RECORDED DATA ->

..........

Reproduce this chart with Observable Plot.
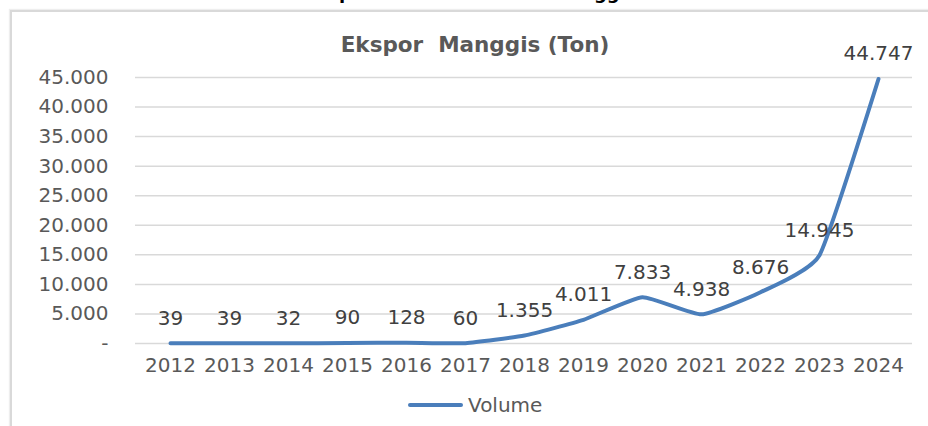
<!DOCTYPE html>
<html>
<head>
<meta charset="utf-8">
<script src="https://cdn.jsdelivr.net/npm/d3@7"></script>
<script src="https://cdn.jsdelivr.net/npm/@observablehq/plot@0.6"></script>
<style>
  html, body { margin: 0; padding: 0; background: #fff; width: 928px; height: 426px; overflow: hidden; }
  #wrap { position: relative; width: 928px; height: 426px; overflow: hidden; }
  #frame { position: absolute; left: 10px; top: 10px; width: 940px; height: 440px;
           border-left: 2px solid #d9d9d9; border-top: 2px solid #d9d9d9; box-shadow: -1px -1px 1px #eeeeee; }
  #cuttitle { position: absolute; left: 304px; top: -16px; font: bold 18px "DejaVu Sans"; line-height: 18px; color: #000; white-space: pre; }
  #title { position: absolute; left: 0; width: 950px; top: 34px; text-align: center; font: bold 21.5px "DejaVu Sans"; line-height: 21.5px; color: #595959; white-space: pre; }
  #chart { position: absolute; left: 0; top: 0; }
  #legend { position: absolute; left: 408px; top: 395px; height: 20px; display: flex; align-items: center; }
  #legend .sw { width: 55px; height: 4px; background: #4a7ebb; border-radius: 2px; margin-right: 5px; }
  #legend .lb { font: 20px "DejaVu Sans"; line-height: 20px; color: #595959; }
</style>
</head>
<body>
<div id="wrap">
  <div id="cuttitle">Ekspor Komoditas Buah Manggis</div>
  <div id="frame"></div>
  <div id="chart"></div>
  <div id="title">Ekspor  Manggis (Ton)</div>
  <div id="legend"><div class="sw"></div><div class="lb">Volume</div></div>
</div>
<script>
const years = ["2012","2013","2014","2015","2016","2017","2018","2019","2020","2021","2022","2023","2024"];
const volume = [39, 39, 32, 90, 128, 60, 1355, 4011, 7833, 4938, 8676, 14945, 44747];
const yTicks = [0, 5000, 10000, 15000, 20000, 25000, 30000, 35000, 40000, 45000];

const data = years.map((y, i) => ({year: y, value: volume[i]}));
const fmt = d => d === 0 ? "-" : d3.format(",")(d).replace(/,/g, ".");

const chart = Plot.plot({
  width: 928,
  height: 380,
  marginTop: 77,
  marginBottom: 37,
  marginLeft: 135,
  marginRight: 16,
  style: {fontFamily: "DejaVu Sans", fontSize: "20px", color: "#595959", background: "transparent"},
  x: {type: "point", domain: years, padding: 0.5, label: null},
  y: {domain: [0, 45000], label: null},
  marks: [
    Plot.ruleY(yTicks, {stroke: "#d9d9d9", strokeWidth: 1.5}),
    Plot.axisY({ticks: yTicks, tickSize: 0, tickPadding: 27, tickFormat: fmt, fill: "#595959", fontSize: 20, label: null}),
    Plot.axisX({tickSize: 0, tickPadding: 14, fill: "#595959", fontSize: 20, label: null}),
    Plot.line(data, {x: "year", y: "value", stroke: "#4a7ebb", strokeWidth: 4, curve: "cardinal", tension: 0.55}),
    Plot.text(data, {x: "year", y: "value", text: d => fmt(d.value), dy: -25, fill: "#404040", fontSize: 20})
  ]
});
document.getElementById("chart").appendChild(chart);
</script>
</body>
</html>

..........

STATED GOAL -> Print the full listing exactly, dropping the pictures.

TASK RESPONSE ->
Reproduce this chart with Observable Plot.
<!DOCTYPE html>
<html>
<head>
<meta charset="utf-8">
<script src="https://cdn.jsdelivr.net/npm/d3@7"></script>
<script src="https://cdn.jsdelivr.net/npm/@observablehq/plot@0.6"></script>
<style>
  html, body { margin: 0; padding: 0; background: #fff; width: 928px; height: 426px; overflow: hidden; }
  #wrap { position: relative; width: 928px; height: 426px; overflow: hidden; }
  #frame { position: absolute; left: 10px; top: 10px; width: 940px; height: 440px;
           border-left: 2px solid #d9d9d9; border-top: 2px solid #d9d9d9; box-shadow: -1px -1px 1px #eeeeee; }
  #cuttitle { position: absolute; left: 304px; top: -16px; font: bold 18px "DejaVu Sans"; line-height: 18px; color: #000; white-space: pre; }
  #title { position: absolute; left: 0; width: 950px; top: 34px; text-align: center; font: bold 21.5px "DejaVu Sans"; line-height: 21.5px; color: #595959; white-space: pre; }
  #chart { position: absolute; left: 0; top: 0; }
  #legend { position: absolute; left: 408px; top: 395px; height: 20px; display: flex; align-items: center; }
  #legend .sw { width: 55px; height: 4px; background: #4a7ebb; border-radius: 2px; margin-right: 5px; }
  #legend .lb { font: 20px "DejaVu Sans"; line-height: 20px; color: #595959; }
</style>
</head>
<body>
<div id="wrap">
  <div id="cuttitle">Ekspor Komoditas Buah Manggis</div>
  <div id="frame"></div>
  <div id="chart"></div>
  <div id="title">Ekspor  Manggis (Ton)</div>
  <div id="legend"><div class="sw"></div><div class="lb">Volume</div></div>
</div>
<script>
const years = ["2012","2013","2014","2015","2016","2017","2018","2019","2020","2021","2022","2023","2024"];
const volume = [39, 39, 32, 90, 128, 60, 1355, 4011, 7833, 4938, 8676, 14945, 44747];
const yTicks = [0, 5000, 10000, 15000, 20000, 25000, 30000, 35000, 40000, 45000];

const data = years.map((y, i) => ({year: y, value: volume[i]}));
const fmt = d => d === 0 ? "-" : d3.format(",")(d).replace(/,/g, ".");

const chart = Plot.plot({
  width: 928,
  height: 380,
  marginTop: 77,
  marginBottom: 37,
  marginLeft: 135,
  marginRight: 16,
  style: {fontFamily: "DejaVu Sans", fontSize: "20px", color: "#595959", background: "transparent"},
  x: {type: "point", domain: years, padding: 0.5, label: null},
  y: {domain: [0, 45000], label: null},
  marks: [
    Plot.ruleY(yTicks, {stroke: "#d9d9d9", strokeWidth: 1.5}),
    Plot.axisY({ticks: yTicks, tickSize: 0, tickPadding: 27, tickFormat: fmt, fill: "#595959", fontSize: 20, label: null}),
    Plot.axisX({tickSize: 0, tickPadding: 14, fill: "#595959", fontSize: 20, label: null}),
    Plot.line(data, {x: "year", y: "value", stroke: "#4a7ebb", strokeWidth: 4, curve: "cardinal", tension: 0.55}),
    Plot.text(data, {x: "year", y: "value", text: d => fmt(d.value), dy: -25, fill: "#404040", fontSize: 20})
  ]
});
document.getElementById("chart").appendChild(chart);
</script>
</body>
</html>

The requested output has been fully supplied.